CD REVIEW
The Open Door
Evanescence
Wind-Up Records, LLC
You have to be of a certain age to appreciate the gothic, or even to dress in the gothic style. A 40-year-old sporting a wild cloud of black hair and a blood-red mouth, dressed in black, will likely be shoved into the nearest open grave; only the young can don the image and stay unscathed.
Luckily for rock band Evanescence, bandleader and vocalist Amy Lee can only be described as a necrophiliac's dream. We first saw her lying marble-pale and delicate-pretty on a bed of satin, and then free-falling out the window in the video "Bring Me to Life," off the band's multi-platinum (major-label) debut album Fallen and the Daredevil Original Sound Track album.
With the newly released Evanescence album, titled The Open Door, and after much drama in her personal and professional life, Lee remains a gothic diva: standing in full ball-dress at the threshold of a nearly open crypt, looking over her shoulder; wearing a red hooded cloak and caressing a wolfhound; skulking backstage while her doppelganger sings in the light; and levitating in the video of the first single, "Call Me When You're Sober."
The new album maintains the band's mournful bent. As Lee was successful in beating erstwhile boyfriend Ben Moody in the struggle for creative control, he has been replaced by guitarist Terry Balsamo, who, together with the remaining Evaboys - guitarist John LeCompt, drummer Rocky Gray, and bassist Tim McCord (who replaced Will Boyd) - is eclipsed by her. In fact, the album is all about Lee, who as primary songwriter is generous with her catharsis.

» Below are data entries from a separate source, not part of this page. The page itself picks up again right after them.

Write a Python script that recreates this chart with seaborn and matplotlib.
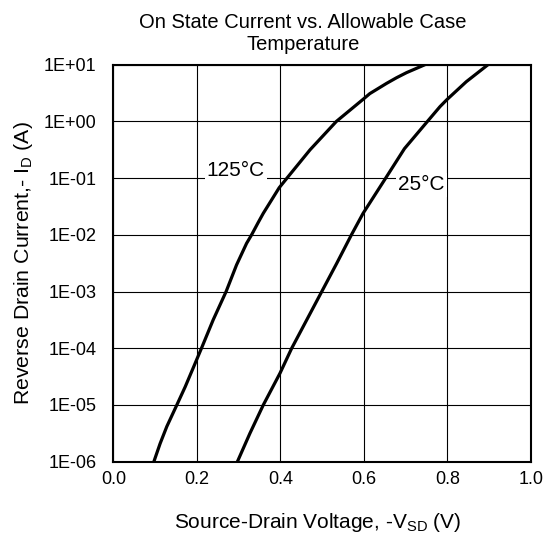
import numpy as np
import pandas as pd
import matplotlib
matplotlib.use("Agg")
import matplotlib.pyplot as plt
import seaborn as sns

# Kurvenwerte, y als log10(I_D)
v_125 = [0.097, 0.112, 0.128, 0.152, 0.172, 0.191, 0.211, 0.239, 0.270, 0.295, 0.319, 0.331,
         0.347, 0.359, 0.397, 0.419, 0.471, 0.534, 0.598, 0.614, 0.654, 0.678, 0.702, 0.746]
logi_125 = [-6.0, -5.68, -5.38, -5.0, -4.68, -4.35, -4.0, -3.5, -3.0, -2.53, -2.15, -2.0,
            -1.78, -1.62, -1.17, -0.97, -0.50, 0.0, 0.39, 0.49, 0.67, 0.77, 0.86, 1.0]
v_25 = [0.297, 0.327, 0.359, 0.399, 0.427, 0.463, 0.499, 0.535, 0.570, 0.598, 0.652,
        0.697, 0.752, 0.782, 0.798, 0.845, 0.897]
logi_25 = [-6.0, -5.5, -5.0, -4.44, -4.0, -3.5, -3.0, -2.5, -2.0, -1.62, -1.0,
           -0.48, 0.0, 0.26, 0.38, 0.70, 1.0]

y_ticks = [1e-6, 1e-5, 1e-4, 1e-3, 1e-2, 1e-1, 1e0, 1e1]
y_ticklabels = ["1E-06", "1E-05", "1E-04", "1E-03", "1E-02", "1E-01", "1E+00", "1E+01"]
x_ticks = [0.0, 0.2, 0.4, 0.6, 0.8, 1.0]

df = pd.concat([
    pd.DataFrame({"V": v_125, "I": np.power(10.0, logi_125), "T": "125°C"}),
    pd.DataFrame({"V": v_25, "I": np.power(10.0, logi_25), "T": "25°C"}),
])

sns.set_theme(style="white")
plt.rcParams['font.family'] = ['Liberation Sans', 'DejaVu Sans']
plt.rcParams['mathtext.fontset'] = 'custom'
plt.rcParams['mathtext.rm'] = 'Liberation Sans'
plt.rcParams['text.color'] = 'black'
plt.rcParams['axes.labelcolor'] = 'black'

fig = plt.figure(figsize=(5.55, 5.36), dpi=100)
ax = fig.add_axes([0.2042, 0.1386, 0.7526, 0.7407])

sns.lineplot(data=df, x="V", y="I", units="T", estimator=None, sort=False,
             color="black", linewidth=2.3, ax=ax)

ax.set_yscale("log")
ax.set_xlim(0, 1.0)
ax.set_ylim(1e-6, 1e1)
ax.set_yticks(y_ticks)
ax.set_yticklabels(y_ticklabels)
ax.minorticks_off()
ax.set_xticks(x_ticks)
ax.set_xticklabels([f"{x:.1f}" for x in x_ticks])
ax.tick_params(axis="both", length=0, labelsize=13, colors="black", labelcolor="black")
ax.tick_params(axis="y", pad=12)
ax.tick_params(axis="x", pad=7)
ax.grid(True, color="black", linewidth=0.8)
for s in ax.spines.values():
    s.set_color("black")
    s.set_linewidth(1.5)

ax.set_xlabel(r"Source-Drain Voltage, -V$_\mathregular{SD}$ (V)", fontsize=15, color="black")
ax.set_ylabel(r"Reverse Drain Current,- I$_\mathregular{D}$ (A)", fontsize=15.3, color="black")
ax.xaxis.label.set_va("center")
ax.xaxis.set_label_coords(0.49, -0.152)
ax.yaxis.label.set_va("center")
ax.yaxis.set_label_coords(-0.216, 0.5)

box = dict(facecolor="white", edgecolor="none", pad=1.5)
ax.text(0.293, 10**-0.87, "125°C", fontsize=15, ha="center", va="center", color="black", bbox=box)
ax.text(0.738, 10**-1.12, "25°C", fontsize=15, ha="center", va="center", color="black", bbox=box)

fig.text(303 / 555, 1 - 34 / 536, "On State Current vs. Allowable Case\nTemperature",
         fontsize=14.5, ha="center", va="center", linespacing=1.2, color="black")

fig.savefig("out.png", dpi=100, facecolor="white")
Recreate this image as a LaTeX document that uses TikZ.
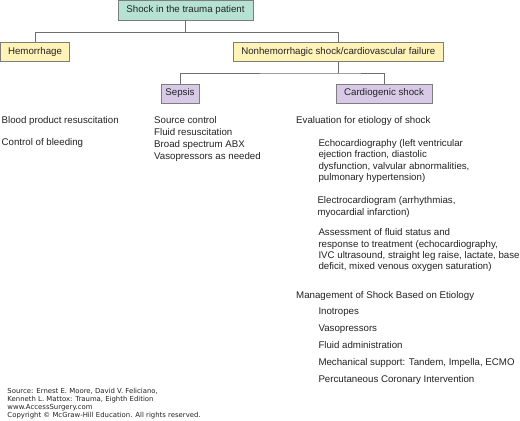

The songs are a cocktail of defiant remonstration and plaintive entreaty. It gets difficult to swallow the brew as it's exhausting to listen to Lee harping on the same subject, particularly in "Sweet Sacrifice" (One day I'm gonna forget your name/and one sweet day, you're gonna drown in my lost pain); "Call Me When You're Sober" (Don't cry to me/if you loved me/you would be here with me/... you never call when you're sober/you only want it coz it's over); "Weight of the World" (If you love me/then let go of me/I won't be held down by who I used to be), to cite a few.
Loneliness is, of course, a theme; the main difference is that the songs convey how someone,
who is comfortable being in a state of despair, is struggling to overcome that despair. It's a little silly to make a case of one's own inability to escape from wallowing in self-pity, but Lee manages to pull it off, with a little more finesse in "Lacrymosa" (Now that you're gone/I feel like myself again/grieving the things I can't repair), which borrows Mozart's Requiem to max the drama, and "Lithium" (I want to stay in love with my sorrow/oh but God I want to let it go).
Evanescence in art tradition plays on the poignancy of transient beauty and temporal life. The emphasis is on life highlighted by death - like appreciating cherry blossoms all the more because they have only a brief moment of glory before being borne away by the wind. In contrast, the band Evanescence follows a gothic tradition that romanticizes death without exhibiting any love of life or at the very least a sense of humor about it. But then apparently, it sells.
Those who fancy themselves as bipolar schizophrenics, Chucky's Brides, or Anne Rice acolytes will likely rouse themselves from catatonia for the pleasure of listening to this album.
Evanescence is consistently in love with heavy metal beats, piano rock, and dark imagery
wrought by words like pain, silence, ashes, nothingness, sacrifice, cold ground, grieving,
bleeding. The Open Door may pay lip service to abandoning the gloom, but if Evanescence ever does, it's probable that they'll lose what hold they have on their fans.